There will be construction materials entering Gaza and we think that it’s not helpful for there to be flotillas that try to provoke actions by entering into Israeli waters and creating a situation in which the Israelis have the right to defend themselves.

Got that?  This is Obama's Secretary of State announcing, before anything has actually happened, that if Israel kills flotilla activists it will have done so in self-defense—preemptively rationalizing a foreign country's killing of American citizens.  Short of a leaked memo saying "To: Israel, Re: Flotilla, Kill as many as you want. Love and kisses, Hillary", the lights don't get much greener than that.

The lesser of two evils, ladies and gentlemen.

ADDING: Jonathan Schwarz points out that since around 25% of the passengers on the U.S. boat will be Jewish, the title could also be "Dead Americans Jews could really help Obama with the Jewish vote!"  And given that one of those Jews is Hedy Epstein I suppose it could also be "Dead Holocaust survivors could really help Obama with the Jewish vote!"though at that point I fear we may be exceeding internationally recognized irony safety limits.

18 thoughts on “Dead Americans could really help Obama with the Jewish vote!”

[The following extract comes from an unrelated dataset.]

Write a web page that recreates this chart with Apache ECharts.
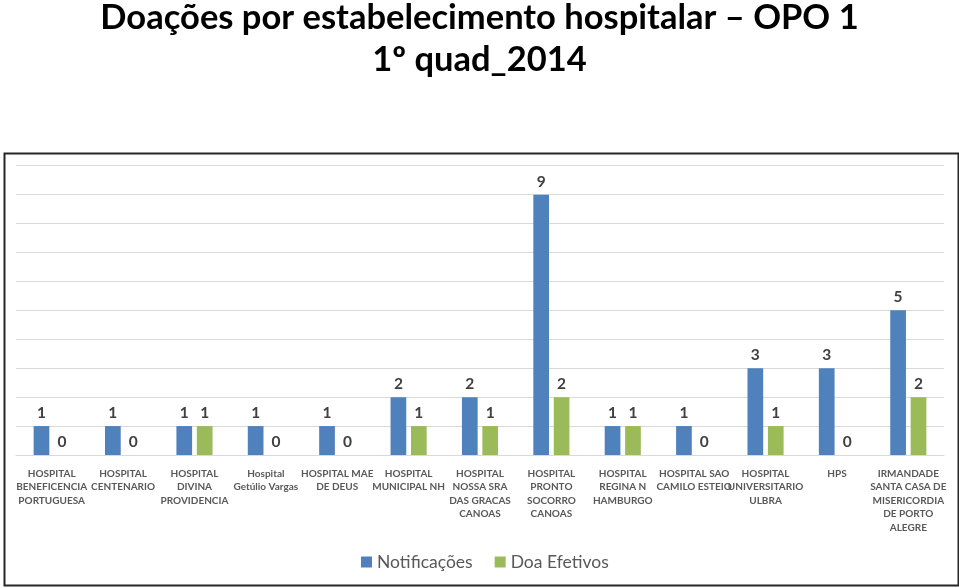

  1. “by entering into Israeli waters”
    Whoa, wait… so Palestinians are Israeli citizens, then, or..? Haven’t we just been told that attacking one’s own citizens – who happen to be in armed rebellion – is a war crime that requires regime change? So… NATO strikes on Jerusalem are scheduled for when..?
    I’m just so sick of hearing that Palestinians are under Israeli juridisction and not at the same time.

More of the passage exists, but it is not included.